Implikasi Teori Komunikasi Televisual Hall Terhadap Studi Internet (ah... ngemakalah sekali judul postingannya booooo')
By wawan on Sep 29, 2009 | In Fenomena | Send feedback »
Kemarin seharian baca beberapa artikel Stuart Hall dan lain-lain terkait televisi dan bagaimana ideologi bekerja dalam siaran televisi dan penyebaran informasi. Nah, saya tertarik sekali tentang satu artikel yang berjudul "Encoding/Decoding". Saking tertariknya, dan adanya hubungan dengan minat saya selama ini, diskusi untuk kelas tadi sore saya memfokuskan pada artikel ini. Ini dia respons saya atas artikel yang saya bagi ke teman-teman:
I’m particularly interested in the short—although unfortunately very difficult, for me—article Encoding/Decoding by Stuart Hall. Its tendency to shift the emphasis of the approach from that towards the “content” of the information to the process of transferring information, which is very structural, gives me a new insight to understanding some contemporary phenomena that have been attracting my attention this couple of years: the interactive media/communication or, as some people call it, the “2.0 culture”, such as blogs, social networks, wiki sites, and so on. I am intrigued by Hall’s argument that “the event must become a ‘story’ before it can become a communicative event” (Hall 167) in relation to the unstatic nature of Web 2.0. Traditionally, people consider a blog post as something “unfinished” and can be edited anytime following any considerations—new insights on the part of blogger or responses from readers. However, if I “read” this phenomena with the light shed by Hall’s model, two questions come up:
“Is it true that a blog post is ‘unfinished’ while a ‘communicative event’ can take place right after it is launched?”; however, “Supposed it is ‘finished’ and the ‘communicative event’ does take place, what if the blogger edits his post, and re-launches it, and receives a response that sides with his previous post?”

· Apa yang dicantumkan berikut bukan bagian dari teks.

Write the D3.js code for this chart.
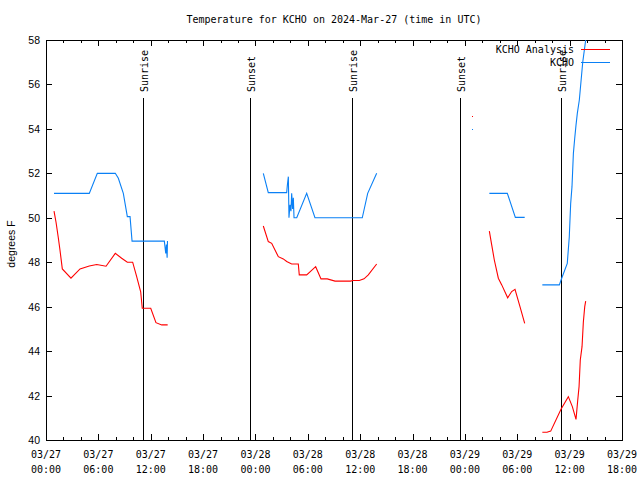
<!DOCTYPE html>
<html>
<head>
<meta charset="utf-8">
<script src="https://cdn.jsdelivr.net/npm/d3@7/dist/d3.min.js"></script>
<style>
  html, body { margin: 0; padding: 0; background: #fff; }
  svg { display: block; }
  .mono { font-family: "DejaVu Sans Mono", "Liberation Mono", monospace; font-size: 10px; fill: #000; }
  .sans { font-family: "Liberation Sans", Arial, sans-serif; font-size: 10.5px; fill: #000; }
</style>
</head>
<body>
<script>
// ---- Data (hours since 2024-03-27 00:00 UTC) ----
const titleText = "Temperature for KCHO on 2024-Mar-27 (time in UTC)";
const yLabel = "degrees F";
const seriesNames = ["KCHO Analysis", "KCHO"];
const seriesColors = ["#ff0000", "#0a80f5"];

const xTickHours = [0, 6, 12, 18, 24, 30, 36, 42, 48, 54, 60, 66];
const xTickDates = ["03/27","03/27","03/27","03/27","03/28","03/28","03/28","03/28","03/29","03/29","03/29","03/29"];
const xTickTimes = ["00:00","06:00","12:00","18:00","00:00","06:00","12:00","18:00","00:00","06:00","12:00","18:00"];
const yTicks = [40, 42, 44, 46, 48, 50, 52, 54, 56, 58];

const sunEventHours = [11.11, 23.38, 35.06, 47.44, 59.01];
const sunEventNames = ["Sunrise", "Sunset", "Sunrise", "Sunset", "Sunrise"];

// null = gap in data
const analysisHours = [
  0.92, 1.15, 1.41, 1.6, 1.87, 2.86, 3.9, 4.96, 5.81, 6.88, 7.94, 8.67, 9.32, 9.93, 10.39, 10.85, 11.03, 12.0, 12.6, 13.26, 13.94,
  null,
  24.9, 25.47, 25.86, 26.62, 27.19, 27.58, 28.15, 28.91, 29.02, 29.87, 30.9, 31.51, 32.23, 33.12, 34.91, 35.14, 35.9, 36.44, 36.93, 37.89,
  null,
  48.85,
  null,
  50.8, 51.07, 51.37, 51.83, 52.22, 52.9, 53.36, 53.74, 54.31, 54.85,
  null,
  56.87, 57.4, 57.83, 59.01, 59.85, 60.31, 60.73, 60.93, 61.08, 61.22, 61.42, 61.57, 61.73, 61.84
];
const analysisTemps = [
  50.3, 49.8, 49.1, 48.55, 47.7, 47.28, 47.7, 47.83, 47.9, 47.82, 48.4, 48.18, 48.0, 48.0, 47.35, 46.67, 45.93, 45.93, 45.28, 45.18, 45.18,
  null,
  49.63, 48.93, 48.85, 48.25, 48.15, 48.03, 47.92, 47.92, 47.43, 47.43, 47.8, 47.25, 47.25, 47.15, 47.15, 47.18, 47.18, 47.25, 47.43, 47.92,
  null,
  54.6,
  null,
  49.4, 48.78, 48.1, 47.28, 46.98, 46.4, 46.68, 46.78, 46.0, 45.25,
  null,
  40.35, 40.35, 40.4, 41.38, 41.95, 41.5, 40.93, 41.8, 42.4, 43.6, 44.2, 45.3, 46.0, 46.25
];

const obsHours = [
  0.92, 4.96, 5.88, 7.94, 8.29, 8.86, 9.32, 9.63, 9.86, 13.56, 13.72, 13.8, 13.88, 13.92,
  null,
  24.9, 25.47, 27.58, 27.65, 27.77, 27.84, 27.96, 28.07, 28.15, 28.26, 28.34, 28.42, 28.73, 29.87, 30.82, 36.24, 36.86, 37.89,
  null,
  48.85,
  null,
  50.8, 52.86, 53.78, 54.85,
  null,
  56.87, 58.82, 59.09, 59.73, 59.96, 60.12, 60.27, 60.43, 60.58, 60.73, 60.88, 61.11, 61.5, 61.84, 61.95
];
const obsTemps = [
  51.1, 51.1, 52.0, 52.0, 51.78, 51.1, 50.05, 50.05, 48.95, 48.95, 48.4, 48.8, 48.2, 48.95,
  null,
  52.0, 51.13, 51.13, 51.45, 51.85, 50.0, 50.58, 50.3, 51.1, 50.4, 50.9, 50.0, 50.0, 51.1, 50.0, 50.0, 51.1, 52.0,
  null,
  53.98,
  null,
  51.1, 51.1, 50.02, 50.02,
  null,
  46.98, 46.98, 47.28, 47.95, 49.15, 50.65, 51.4, 52.9, 53.57, 54.17, 54.7, 55.3, 57.0, 58.0, 58.4
];

// ---- Chart ----
const W = 640, H = 480;
const plot = { left: 46, right: 622, top: 40, bottom: 440 };

const svg = d3.select("body").append("svg").attr("width", W).attr("height", H);

const x = d3.scaleLinear().domain([0, 66]).range([plot.left, plot.right]);
const y = d3.scaleLinear().domain([40, 58]).range([plot.bottom, plot.top]);

svg.append("defs").append("clipPath").attr("id", "clip")
  .append("rect").attr("x", plot.left).attr("y", plot.top)
  .attr("width", plot.right - plot.left).attr("height", plot.bottom - plot.top);

// Title
svg.append("text").attr("class", "mono")
  .attr("x", (plot.left + plot.right) / 2).attr("y", 23)
  .attr("text-anchor", "middle").text(titleText);

// Y label
svg.append("text").attr("class", "sans")
  .attr("transform", `translate(15,${(plot.top + plot.bottom) / 2 + 4}) rotate(-90)`)
  .attr("text-anchor", "middle").text(yLabel);

// Axes with inward ticks
const minorHours = d3.range(0, 67, 2).filter(h => h % 6 !== 0);
function styleAxis(g) {
  g.select(".domain").remove();
  g.selectAll("line").attr("stroke", "#000").attr("shape-rendering", "crispEdges");
}
svg.append("g").attr("transform", `translate(0,${plot.bottom})`)
  .call(d3.axisBottom(x).tickValues(xTickHours).tickSize(-6).tickFormat("")).call(styleAxis);
svg.append("g").attr("transform", `translate(0,${plot.bottom})`)
  .call(d3.axisBottom(x).tickValues(minorHours).tickSize(-3).tickFormat("")).call(styleAxis);
svg.append("g").attr("transform", `translate(0,${plot.top})`)
  .call(d3.axisTop(x).tickValues(xTickHours).tickSize(-6).tickFormat("")).call(styleAxis);
svg.append("g").attr("transform", `translate(0,${plot.top})`)
  .call(d3.axisTop(x).tickValues(minorHours).tickSize(-3).tickFormat("")).call(styleAxis);
svg.append("g").attr("transform", `translate(${plot.left},0)`)
  .call(d3.axisLeft(y).tickValues(yTicks).tickSize(-6).tickFormat("")).call(styleAxis);
svg.append("g").attr("transform", `translate(${plot.right},0)`)
  .call(d3.axisRight(y).tickValues(yTicks).tickSize(-6).tickFormat("")).call(styleAxis);

// Tick labels
yTicks.forEach(v => {
  svg.append("text").attr("class", "sans")
    .attr("x", plot.left - 6).attr("y", y(v) + 4)
    .attr("text-anchor", "end").text(v);
});
xTickHours.forEach((h, i) => {
  const t = svg.append("text").attr("class", "mono").attr("text-anchor", "middle");
  t.append("tspan").attr("x", x(h)).attr("y", plot.bottom + 18).text(xTickDates[i]);
  t.append("tspan").attr("x", x(h)).attr("y", plot.bottom + 33).text(xTickTimes[i]);
});

// Border
svg.append("rect").attr("x", plot.left + 0.5).attr("y", plot.top + 0.5)
  .attr("width", plot.right - plot.left).attr("height", plot.bottom - plot.top)
  .attr("fill", "none").attr("stroke", "#000").attr("shape-rendering", "crispEdges");

// Sun events
sunEventHours.forEach((h, i) => {
  const xx = Math.round(x(h)) + 0.5;
  svg.append("line").attr("x1", xx).attr("x2", xx).attr("y1", 98).attr("y2", plot.bottom)
    .attr("stroke", "#000").attr("shape-rendering", "crispEdges");
  svg.append("text").attr("class", "mono")
    .attr("transform", `translate(${xx + 4},92) rotate(-90)`)
    .attr("text-anchor", "start").text(sunEventNames[i]);
});

// Series
function segments(hours, temps) {
  const segs = []; let cur = [];
  hours.forEach((h, i) => {
    if (h === null || temps[i] === null) { if (cur.length) segs.push(cur); cur = []; }
    else cur.push([h, temps[i]]);
  });
  if (cur.length) segs.push(cur);
  return segs;
}
const line = d3.line().x(d => x(d[0])).y(d => y(d[1]));
const gData = svg.append("g").attr("clip-path", "url(#clip)");
[[analysisHours, analysisTemps], [obsHours, obsTemps]].forEach(([hs, ts], k) => {
  segments(hs, ts).forEach(seg => {
    if (seg.length === 1) {
      gData.append("rect").attr("x", Math.round(x(seg[0][0]))).attr("y", Math.round(y(seg[0][1])))
        .attr("width", 1).attr("height", 1).attr("fill", seriesColors[k]);
    } else {
      gData.append("path").attr("d", line(seg)).attr("fill", "none")
        .attr("stroke", seriesColors[k]).attr("stroke-width", 1.1);
    }
  });
});

// Legend
seriesNames.forEach((name, k) => {
  const ly = 49 + k * 13;
  svg.append("text").attr("class", "mono")
    .attr("x", 574).attr("y", ly + 3.5).attr("text-anchor", "end").text(name);
  svg.append("line").attr("x1", 581).attr("x2", 610).attr("y1", ly + 0.5).attr("y2", ly + 0.5)
    .attr("stroke", seriesColors[k]).attr("stroke-width", 1);
});
</script>
</body>
</html>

I am also interested in knowing more about what Hall might have to say about the access to influential people—through their personal blogs and other instant thought proliferator like twitter—in relation to his “three hypothetical positions” for the construction of televisual discourse decoding (Hall 174). With information circulating freely and abundantly, and people having instant accesses to sources of information, such as from politicians’ websites and blogs and facebook accounts, where does hegemony take place? Does it only take place in big news companies? Or, does it mean that today a lot of people can escape hegemony? Or, does the hegemony still work but in a different level?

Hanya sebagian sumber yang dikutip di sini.